When I worked as a shepherd in the late Seventies, shed lambing hadn't quite come in. We were well down the hill, and could perhaps afford the risks involved in having lambs from our goat-like Blue Leicester ram. Thinking back, I can remember wonderful, cold, sunny lambing seasons, and some soggy ones. But my boss hadn't pushed production to the point at which, in a one-in-ten year of nasty weather, the fields (and the sheep) would not be able to cope.

We did see anemones after all. Up in town to catch the buzz, we walked off lunch in Kew Gardens, and found them there. There was also Solomon's Seal which - so we were informed by a neat label in the Dutch House garden - the 17th-century botanist John Gerard had suggested was good for curing the bruises wives are bound to sustain when their irritated husbands are drawn to thump them.

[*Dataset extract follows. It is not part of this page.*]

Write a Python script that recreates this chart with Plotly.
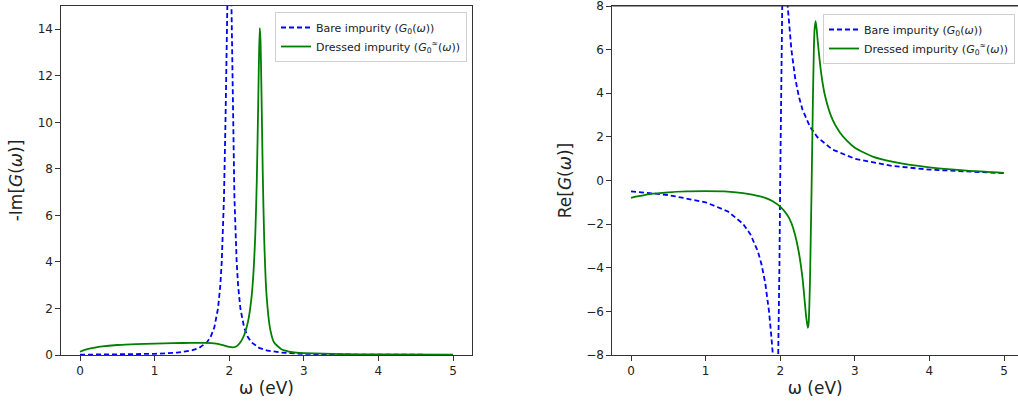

Submissive wives are at a bit of a premium these days, which is perhaps why some men prefer to go to Thailand for a sort of mail-order wife. The arrangement doubtless sometimes has its sorry or sordid side, and must often produce relationships as odd as those many people manage even after years of knowing each other. But there seems to be a positive side.

We went to the open day at the Buddhapadipa Temple, in the grounds of a Thai monastery in some prime real estate in Wimbledon. The wafts from the cooked-food stalls transported one straight to Asia. A monk hunkered down in the pseudo-baronial ex-dining-room and sprinkled water in blessing on all comers as the light streamed in at the leaded windows.

Outside, the crowd included many couples who reminded my Wimbledon host of the Yellow Pages couples he had seen in Thailand. Presumably, this was an excellent sign. Either the white husbands had got keen on Thai culture for themselves, or were determined to run the little lady over to a patch of Wimbledon which would be redolent of home.